§ **GOAL OF THE EXERCISE**
Write out the entries below once more, exactly, with the pictures left out.

(Figure scripts)
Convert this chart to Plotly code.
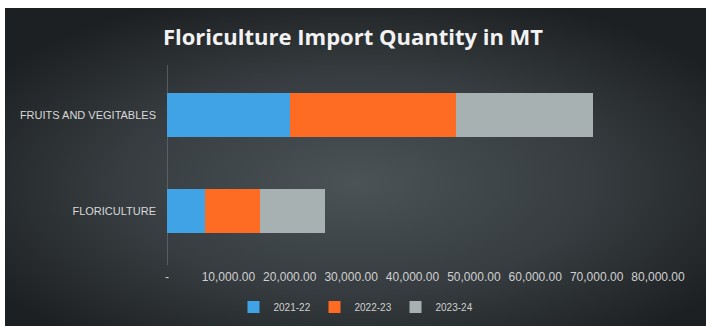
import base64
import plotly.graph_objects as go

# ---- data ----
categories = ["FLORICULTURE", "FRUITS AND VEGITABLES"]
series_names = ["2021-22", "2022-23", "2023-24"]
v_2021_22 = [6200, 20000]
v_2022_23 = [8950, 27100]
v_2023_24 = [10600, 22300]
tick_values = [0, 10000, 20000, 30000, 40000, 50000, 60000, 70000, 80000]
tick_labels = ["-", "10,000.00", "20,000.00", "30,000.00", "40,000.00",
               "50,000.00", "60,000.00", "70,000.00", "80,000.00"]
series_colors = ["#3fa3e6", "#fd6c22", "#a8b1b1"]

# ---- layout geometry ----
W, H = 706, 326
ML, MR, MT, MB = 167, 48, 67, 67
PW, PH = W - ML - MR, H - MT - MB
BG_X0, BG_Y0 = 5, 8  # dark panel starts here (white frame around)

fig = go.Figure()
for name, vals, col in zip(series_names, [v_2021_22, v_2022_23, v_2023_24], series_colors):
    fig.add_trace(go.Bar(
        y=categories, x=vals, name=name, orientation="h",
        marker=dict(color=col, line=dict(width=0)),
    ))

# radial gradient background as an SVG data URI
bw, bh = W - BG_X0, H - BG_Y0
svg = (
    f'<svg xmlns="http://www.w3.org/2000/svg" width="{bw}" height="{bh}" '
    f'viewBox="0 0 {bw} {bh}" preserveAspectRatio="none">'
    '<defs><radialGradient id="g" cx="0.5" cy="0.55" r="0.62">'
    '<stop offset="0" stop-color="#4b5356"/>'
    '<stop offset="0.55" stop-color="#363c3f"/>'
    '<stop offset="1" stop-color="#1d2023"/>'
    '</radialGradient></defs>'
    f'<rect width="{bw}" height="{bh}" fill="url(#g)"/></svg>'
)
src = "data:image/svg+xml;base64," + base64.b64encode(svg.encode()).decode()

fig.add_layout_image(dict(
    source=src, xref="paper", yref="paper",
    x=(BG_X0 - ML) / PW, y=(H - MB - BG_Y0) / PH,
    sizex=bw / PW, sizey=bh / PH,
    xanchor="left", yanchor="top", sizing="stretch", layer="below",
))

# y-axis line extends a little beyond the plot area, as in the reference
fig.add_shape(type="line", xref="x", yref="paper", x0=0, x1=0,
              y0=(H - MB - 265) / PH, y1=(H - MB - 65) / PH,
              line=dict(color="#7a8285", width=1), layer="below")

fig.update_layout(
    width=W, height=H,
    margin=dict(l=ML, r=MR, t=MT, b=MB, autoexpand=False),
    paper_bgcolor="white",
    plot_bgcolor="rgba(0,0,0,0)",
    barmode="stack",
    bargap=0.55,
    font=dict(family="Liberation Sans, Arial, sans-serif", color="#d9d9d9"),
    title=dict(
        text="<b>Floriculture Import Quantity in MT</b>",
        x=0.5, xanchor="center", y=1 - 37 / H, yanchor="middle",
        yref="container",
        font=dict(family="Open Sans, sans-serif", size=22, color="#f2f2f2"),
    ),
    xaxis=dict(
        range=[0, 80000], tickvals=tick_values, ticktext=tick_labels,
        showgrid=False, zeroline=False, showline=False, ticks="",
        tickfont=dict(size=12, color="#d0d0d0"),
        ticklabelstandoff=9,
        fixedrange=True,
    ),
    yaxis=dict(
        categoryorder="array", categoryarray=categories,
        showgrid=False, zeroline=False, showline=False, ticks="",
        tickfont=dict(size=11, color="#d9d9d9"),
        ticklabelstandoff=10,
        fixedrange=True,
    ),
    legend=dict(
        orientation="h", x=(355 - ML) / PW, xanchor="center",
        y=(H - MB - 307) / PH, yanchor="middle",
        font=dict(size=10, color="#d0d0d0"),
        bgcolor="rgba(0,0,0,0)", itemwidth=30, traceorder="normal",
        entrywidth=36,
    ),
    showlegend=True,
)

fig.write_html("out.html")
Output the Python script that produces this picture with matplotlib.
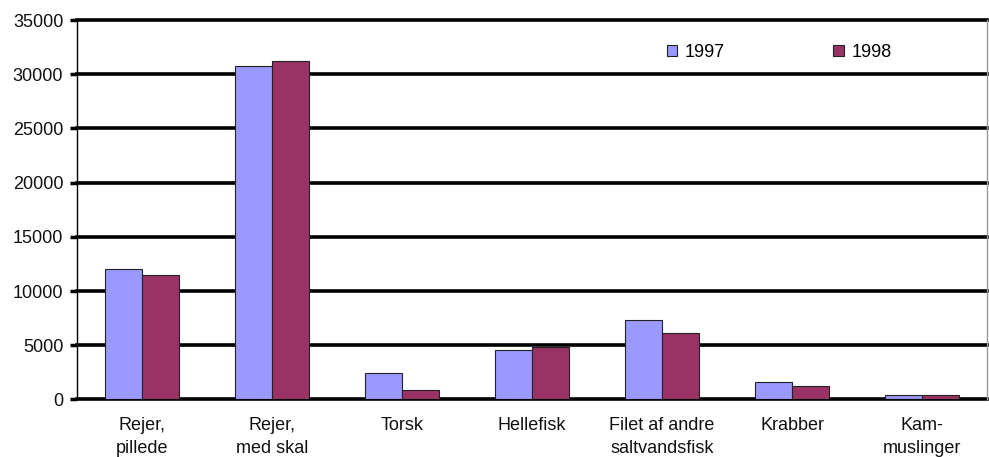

§ **IN RESPONSE**
Convert this chart to Plotly code.
import base64
import plotly.graph_objects as go

# ---- data ----
categories = ["FLORICULTURE", "FRUITS AND VEGITABLES"]
series_names = ["2021-22", "2022-23", "2023-24"]
v_2021_22 = [6200, 20000]
v_2022_23 = [8950, 27100]
v_2023_24 = [10600, 22300]
tick_values = [0, 10000, 20000, 30000, 40000, 50000, 60000, 70000, 80000]
tick_labels = ["-", "10,000.00", "20,000.00", "30,000.00", "40,000.00",
               "50,000.00", "60,000.00", "70,000.00", "80,000.00"]
series_colors = ["#3fa3e6", "#fd6c22", "#a8b1b1"]

# ---- layout geometry ----
W, H = 706, 326
ML, MR, MT, MB = 167, 48, 67, 67
PW, PH = W - ML - MR, H - MT - MB
BG_X0, BG_Y0 = 5, 8  # dark panel starts here (white frame around)

fig = go.Figure()
for name, vals, col in zip(series_names, [v_2021_22, v_2022_23, v_2023_24], series_colors):
    fig.add_trace(go.Bar(
        y=categories, x=vals, name=name, orientation="h",
        marker=dict(color=col, line=dict(width=0)),
    ))

# radial gradient background as an SVG data URI
bw, bh = W - BG_X0, H - BG_Y0
svg = (
    f'<svg xmlns="http://www.w3.org/2000/svg" width="{bw}" height="{bh}" '
    f'viewBox="0 0 {bw} {bh}" preserveAspectRatio="none">'
    '<defs><radialGradient id="g" cx="0.5" cy="0.55" r="0.62">'
    '<stop offset="0" stop-color="#4b5356"/>'
    '<stop offset="0.55" stop-color="#363c3f"/>'
    '<stop offset="1" stop-color="#1d2023"/>'
    '</radialGradient></defs>'
    f'<rect width="{bw}" height="{bh}" fill="url(#g)"/></svg>'
)
src = "data:image/svg+xml;base64," + base64.b64encode(svg.encode()).decode()

fig.add_layout_image(dict(
    source=src, xref="paper", yref="paper",
    x=(BG_X0 - ML) / PW, y=(H - MB - BG_Y0) / PH,
    sizex=bw / PW, sizey=bh / PH,
    xanchor="left", yanchor="top", sizing="stretch", layer="below",
))

# y-axis line extends a little beyond the plot area, as in the reference
fig.add_shape(type="line", xref="x", yref="paper", x0=0, x1=0,
              y0=(H - MB - 265) / PH, y1=(H - MB - 65) / PH,
              line=dict(color="#7a8285", width=1), layer="below")

fig.update_layout(
    width=W, height=H,
    margin=dict(l=ML, r=MR, t=MT, b=MB, autoexpand=False),
    paper_bgcolor="white",
    plot_bgcolor="rgba(0,0,0,0)",
    barmode="stack",
    bargap=0.55,
    font=dict(family="Liberation Sans, Arial, sans-serif", color="#d9d9d9"),
    title=dict(
        text="<b>Floriculture Import Quantity in MT</b>",
        x=0.5, xanchor="center", y=1 - 37 / H, yanchor="middle",
        yref="container",
        font=dict(family="Open Sans, sans-serif", size=22, color="#f2f2f2"),
    ),
    xaxis=dict(
        range=[0, 80000], tickvals=tick_values, ticktext=tick_labels,
        showgrid=False, zeroline=False, showline=False, ticks="",
        tickfont=dict(size=12, color="#d0d0d0"),
        ticklabelstandoff=9,
        fixedrange=True,
    ),
    yaxis=dict(
        categoryorder="array", categoryarray=categories,
        showgrid=False, zeroline=False, showline=False, ticks="",
        tickfont=dict(size=11, color="#d9d9d9"),
        ticklabelstandoff=10,
        fixedrange=True,
    ),
    legend=dict(
        orientation="h", x=(355 - ML) / PW, xanchor="center",
        y=(H - MB - 307) / PH, yanchor="middle",
        font=dict(size=10, color="#d0d0d0"),
        bgcolor="rgba(0,0,0,0)", itemwidth=30, traceorder="normal",
        entrywidth=36,
    ),
    showlegend=True,
)

fig.write_html("out.html")
Output the Python script that produces this picture with matplotlib.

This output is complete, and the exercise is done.